Unaccepted Truth Will Shackle, Not Free You
Unfortunately, that’s not what people want to hear, and it’s certainly not what they want to believe. No, the fact is most people–even extremely intelligent and rational people–don’t like to have their notions of the world challenged, and will react predictably with anger and derision against those who dare to do so.
As for me, I prefer to seek and accept the truth. I’ve found that it is far better to understand reality and alter my beliefs to reflect that reality than it is to fight against the inevitable truth. For example, climate change is real–whether one accepts that truth or not has no influence over the super-charged hurricane that swamps their city or the heat wave that produces massive, unstoppable fires that burns their home to the ground. As the Russians say: better to be slapped by the truth than kissed by a lie.
The problem is that in seeking a better understanding of reality, I’ve discovered truths about humanity the vast majority of people refuse to accept–can’t accept–because to do so would shatter their notion of conventional morality.
I find I’m writing this, then, for two reasons.
- As a warning to others: unless honesty–the truth–serves your purpose, STFU. I recently said something to someone I thought I could trust. My only purpose was to open a dialogue–indeed, almost as a confession–but that’s not what happened, and our relationship is now damaged in a way that may not be repairable.
- I’m going to be starting another blog, but this one will be anonymous. It’s not that I lack the courage to stand by the truths I want to publish–it’s that publishing such truths is in fact, dangerous. Unfortunately, sexuality is something our society is deeply uncomfortable with–especially male sexuality, which people slander as base and inherently violent. That doesn’t mean I won’t still publish high quality content here on ChuckingRocks–it’s just that the highly controversial content has to go elsewhere, for my own safety.
The second point, in all honesty, is also the reason I haven’t written as much recently.

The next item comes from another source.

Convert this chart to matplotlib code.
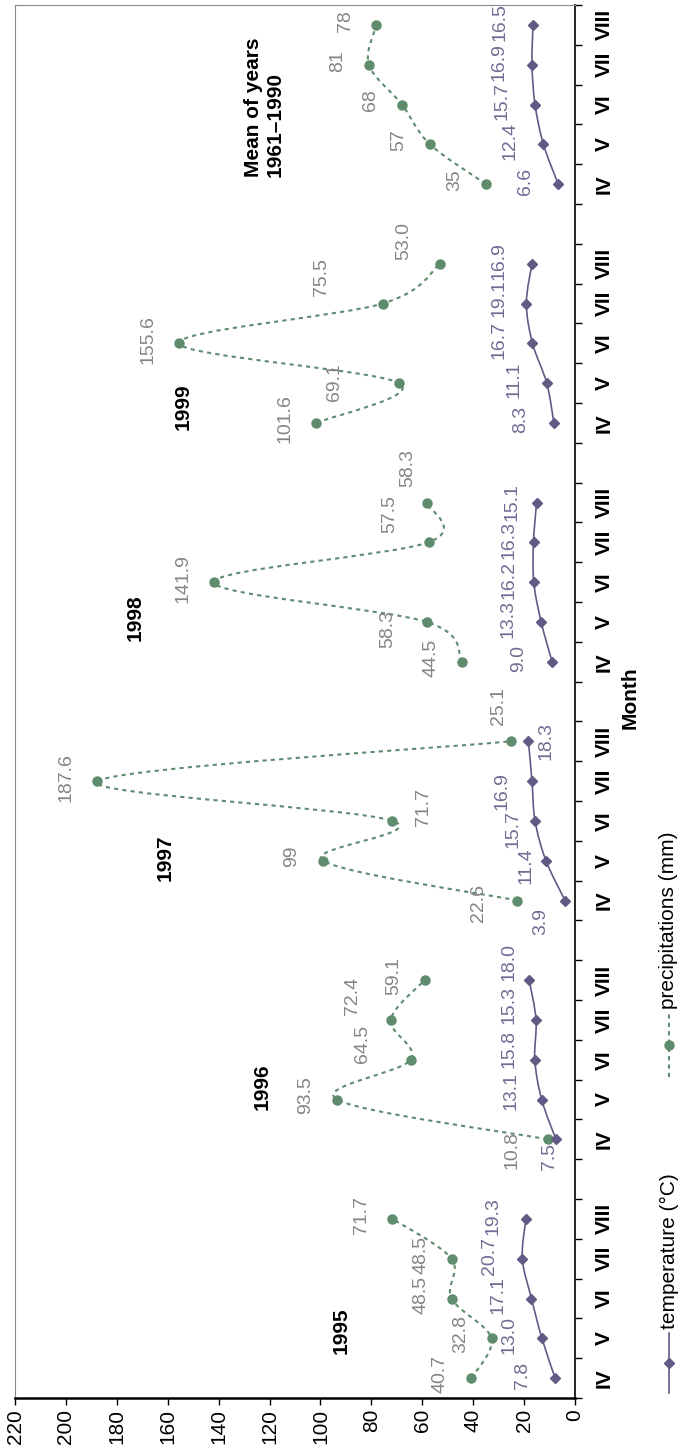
import matplotlib
matplotlib.use("Agg")
import matplotlib.pyplot as plt
from matplotlib.path import Path
from matplotlib.patches import PathPatch
from matplotlib.lines import Line2D

plt.rcParams['font.family'] = ['Liberation Sans', 'DejaVu Sans']

months = ["IV", "V", "VI", "VII", "VIII"]
periods = ["1995", "1996", "1997", "1998", "1999", "Mean of years\n1961\u20131990"]

# mean monthly temperature (C)
temp_1995 = [7.8, 13.0, 17.1, 20.7, 19.3]
temp_1996 = [7.5, 13.1, 15.8, 15.3, 18.0]
temp_1997 = [3.9, 11.4, 15.7, 16.9, 18.3]
temp_1998 = [9.0, 13.3, 16.2, 16.3, 15.1]
temp_1999 = [8.3, 11.1, 16.7, 19.1, 16.9]
temp_mean = [6.6, 12.4, 15.7, 16.9, 16.5]

# monthly precipitation (mm), kept as printed
prec_1995 = ["40.7", "32.8", "48.5", "48.5", "71.7"]
prec_1996 = ["10.8", "93.5", "64.5", "72.4", "59.1"]
prec_1997 = ["22.6", "99", "71.7", "187.6", "25.1"]
prec_1998 = ["44.5", "58.3", "141.9", "57.5", "58.3"]
prec_1999 = ["101.6", "69.1", "155.6", "75.5", "53.0"]
prec_mean = ["35", "57", "68", "81", "78"]

temps = [temp_1995, temp_1996, temp_1997, temp_1998, temp_1999, temp_mean]
precs = [prec_1995, prec_1996, prec_1997, prec_1998, prec_1999, prec_mean]

TEMP_C = "#625a85"
TEMP_TXT = "#716c94"
PREC_C = "#5e8c6c"
PREC_TXT = "#858585"

# label offsets in pixels (right, down); anything not listed uses the default
prec_off_default = (-31, -4)
temp_off_default = (-33, -3)
prec_off = {(1, 0): (-36, 11), (1, 2): (-48, -16), (1, 3): (-38, -24),
            (2, 0): (-39, 3), (2, 2): (31, -14), (2, 4): (-13, -35),
            (3, 1): (-39, 7), (3, 3): (-39, -28), (3, 4): (-19, -35),
            (4, 1): (-65, -1), (4, 3): (-61, -26), (4, 4): (-36, -23)}
temp_off = {(1, 0): (-6, 17), (1, 1): (-31, -8), (1, 2): (-26, -11),
            (1, 3): (-27, -15), (1, 4): (-20, -18),
            (2, 0): (-24, 21), (2, 1): (-20, 5), (2, 2): (-22, 8),
            (2, 3): (-30, 10), (2, 4): (18, 0),
            (3, 2): (-25, -2), (3, 3): (-25, -2), (3, 4): (-25, -1),
            (4, 3): (-27, -5)}

# where the period captions sit: (value, category position)
period_pos = [(92, 1.18), (123, 7.32), (161, 13.08), (173, 19.11), (154, 24.4), (122, 30.19)]


def smooth_path(xs, ys):
    pts = list(zip(xs, ys))
    n = len(pts)
    verts = [pts[0]]
    codes = [Path.MOVETO]
    for i in range(n - 1):
        p0 = pts[max(i - 1, 0)]
        p1 = pts[i]
        p2 = pts[i + 1]
        p3 = pts[min(i + 2, n - 1)]
        c1 = (p1[0] + (p2[0] - p0[0]) / 6, p1[1] + (p2[1] - p0[1]) / 6)
        c2 = (p2[0] - (p3[0] - p1[0]) / 6, p2[1] - (p3[1] - p1[1]) / 6)
        verts += [c1, c2, p2]
        codes += [Path.CURVE4] * 3
    return Path(verts, codes)


fig = plt.figure(figsize=(6.81, 14.47), dpi=100)
ax = fig.add_axes([15 / 681, 49 / 1447, 560 / 681, 1393 / 1447])

ncat = len(periods) * 6 - 1
ax.set_xlim(220, 0)
ax.set_ylim(-0.5, ncat - 0.5)

for g in range(len(periods)):
    pos = [g * 6 + m for m in range(len(months))]
    tv = temps[g]
    pv = [float(s) for s in precs[g]]

    ax.add_patch(PathPatch(smooth_path(pv, pos), fill=False, edgecolor=PREC_C,
                           lw=1.5, linestyle=(0, (2, 2)), zorder=2))
    ax.plot(pv, pos, ls="none", marker="o", ms=6.5, color=PREC_C, zorder=3)

    ax.add_patch(PathPatch(smooth_path(tv, pos), fill=False, edgecolor=TEMP_C,
                           lw=1.2, zorder=2))
    ax.plot(tv, pos, ls="none", marker="D", ms=5, color=TEMP_C, zorder=3)

    for m in range(len(months)):
        dx, dy = prec_off.get((g, m), prec_off_default)
        ax.annotate(precs[g][m], (pv[m], pos[m]), xytext=(dx, -dy),
                    textcoords="offset pixels", rotation=90, ha="center",
                    va="center", fontsize=14, color=PREC_TXT)
        dx, dy = temp_off.get((g, m), temp_off_default)
        ax.annotate(f"{tv[m]:.1f}", (tv[m], pos[m]), xytext=(dx, -dy),
                    textcoords="offset pixels", rotation=90, ha="center",
                    va="center", fontsize=14, color=TEMP_TXT)

    px, py = period_pos[g]
    if "\n" in periods[g]:
        ax.text(px, py, periods[g], rotation=90, rotation_mode="anchor",
                ha="left", va="center", multialignment="left",
                fontsize=15, fontweight="bold")
    else:
        ax.text(px, py, periods[g], rotation=90, ha="center", va="center",
                fontsize=15, fontweight="bold")

# value axis along the bottom
ax.set_xticks(range(0, 221, 20))
ax.tick_params(axis="x", labelrotation=90, labelsize=15, length=5, width=1,
               direction="out", pad=3)

# month axis along the right
ax.yaxis.tick_right()
ticks = []
labels = []
for g in range(len(periods)):
    for m, name in enumerate(months):
        ticks.append(g * 6 + m)
        labels.append(name)
ax.set_yticks(ticks)
ax.set_yticklabels(labels, rotation=90, fontsize=15, fontweight="bold")
for lab in ax.get_yticklabels():
    lab.set_va("center")
ax.set_yticks([i - 0.5 for i in range(ncat + 1)], minor=True)
ax.tick_params(axis="y", which="major", length=0, pad=14)
ax.tick_params(axis="y", which="minor", length=5, width=1, direction="out")
ax.text(1.098, 0.5025, "Month", transform=ax.transAxes, rotation=90,
        ha="center", va="center", fontsize=15, fontweight="bold")

ax.spines["top"].set_color("#888888")
ax.spines["top"].set_linewidth(0.8)
ax.spines["left"].set_color("#888888")
ax.spines["left"].set_linewidth(0.8)
ax.spines["right"].set_linewidth(1.2)
ax.spines["bottom"].set_linewidth(1.8)

# legend, drawn upright with the rest of the chart
lx = 669 / 681


def fy(y):
    return (1447 - y) / 1447


fig.add_artist(Line2D([lx, lx], [fy(1393), fy(1333)], transform=fig.transFigure,
                      color=TEMP_C, lw=1.2))
fig.add_artist(Line2D([lx], [fy(1363)], transform=fig.transFigure, color=TEMP_C,
                      marker="D", ms=5))
fig.text(lx, fy(1329), "temperature (\u00b0C)", rotation=90, ha="center",
         va="bottom", fontsize=15)
fig.add_artist(Line2D([lx, lx], [fy(1077), fy(1013)], transform=fig.transFigure,
                      color=PREC_C, lw=1.5, linestyle=(0, (2, 2))))
fig.add_artist(Line2D([lx], [fy(1045)], transform=fig.transFigure, color=PREC_C,
                      marker="o", ms=6.5))
fig.text(lx, fy(1009), "precipitations (mm)", rotation=90, ha="center",
         va="bottom", fontsize=15)

fig.savefig("out.png", dpi=100)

I’ve gone down a rabbit hole in some ways, and what I’ve seen is absolutely astonishing: truths that once learned, cannot be un-learned.
Some writers write to please people. Some write or for profit. But my quest is, and always has been, to seek the truth. But what do you do when speaking that truth puts a target on your back, when threatening the dominant narrative is not only provocative, but also dangerous?
I guess we’ll all find out soon enough.